Store Information

In 1980, the GLAMIS STORE was advertised as GLAMIS BAR.  It had changed a great deal since the old railroad days in the 40’s, been dismantled, and furnished with pool tables and pinball games, and very recreational orientated.  The old GLAMIS STORE was located north of County Road, which later would become Ben Hulse Highway (S78).  The highway had been put through Glamis and black topped in 1960. However, a new GLAMIS STORE was built on the south side of 78 across the highway from the Glamis Cemetery.

Carol Hales Allen.

Carol Hales Allen found herself in Glamis in 1940 because the school was without a teacher.  She reported for the job, married the store keeper, helped run the general store, and was Postmaster during “Patton’s Army’ training days on the California-Arizona desert.  Here’s how she explained it. 
“I was born in Iowa and raised in Kansas.  I was tired of teaching school in Kansas and decided to come to California.  My sister and her husband were living in Alameda and I went into a business venture with them that didn’t work out.  So I got a California teaching credential and I learned that there was a vacancy at Glamis.  So I got on the railroad train and came to Glamis.  I had no idea where it was.  That was in 1940, and I was 39 years old.”

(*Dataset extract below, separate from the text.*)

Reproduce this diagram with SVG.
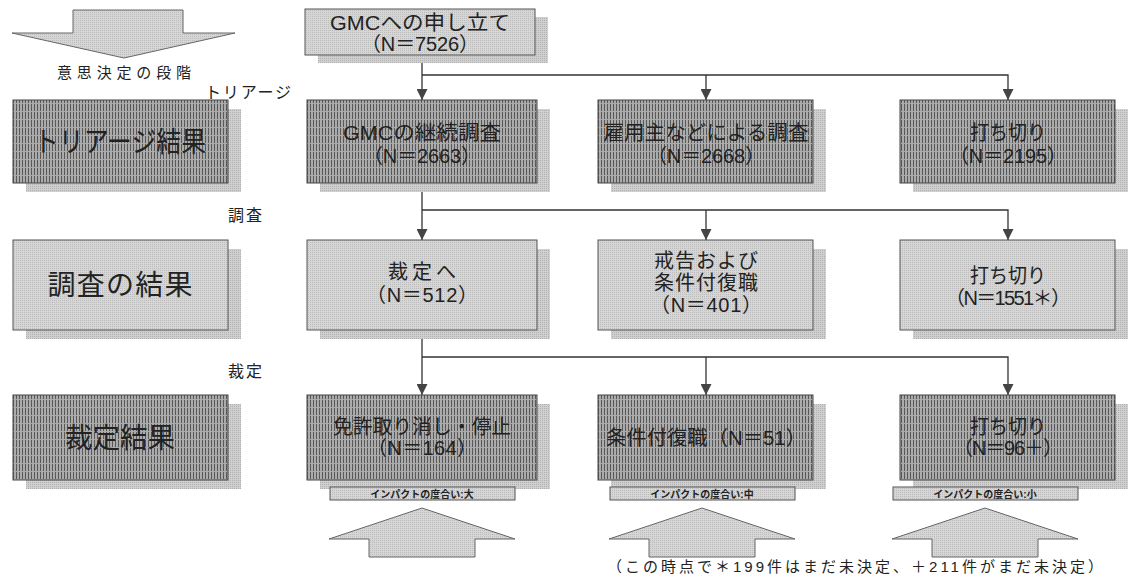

The following is from Carol Hales Allen:
I arrived in Glamis by train from Alameda, California with much that I owned in a small trunk.  It was Labor Day Weekend, 1940.  I had been in the produce business in a meat market with Bill and Marie Johnson, my sister and her husband, and it just did not work out.  I applied for a Teaching Credential at Sacramento and received one for one year.  I had my degree from Pittsburgh, Kansas. 
I had gotten a job at Glamis at the Teachers’ Agency in San Francisco.  Al, the school board member selected, met me.  He said I asked as I got off the train, “Which way out of here?”
I saw no hard-topped road, only sand hills from North to South as far as I could see.  I think I was momentarily stunned by the immensity of the desert, my home for the coming school year.  We two people by those lonely railroad tracks seemed very small as the locomotive whistled its way through the distance. 
There was a schoolhouse beside the desert road that led into town, a group of railroad employees’ houses along the tracks, a wide open desert and a store across the way.  I was here to teach a rural school of eight grades. 
My pupils proved to be children of the railroad workers.  There were about twenty of them.  My home was a box car made into living quarters. The workers lived in two-box car houses with a concrete slab between and a weather cover over it.
I learned that Glamis was named for a castle in 1600 Scotland, and was pronounced “Glahmus.”  The castle is mentioned in Shakespeare’s MacBeth. 

The Schoolhouse where Carol taught all eight grades in one room stood across the highway from the old GLAMIS STORE.  It was made from two box cars and was very sturdy, efficient, and comfortable. 



M.L. “Al” Allen

Al Allen, Carol’s husband, had built the GLAMIS STORE in 1937, and run it alone until their marriage in 1941.  After the Ogilby Store burned in 1939, the GLAMIS STORE was the only place to buy supplies in the dunes between Brawley and Yuma.  Mr. Allen died in 1958, leaving the Glamis property to Carol.  Al had been trained as a carpenter, had worked in an oil refinery, had tried mining gold and several other trades during his lifetime.  The GLAMIS STORE became a community gathering place for the railroad crew members, for the miners who came in from surrounding areas and for those who lived there for their health to pick up their mail.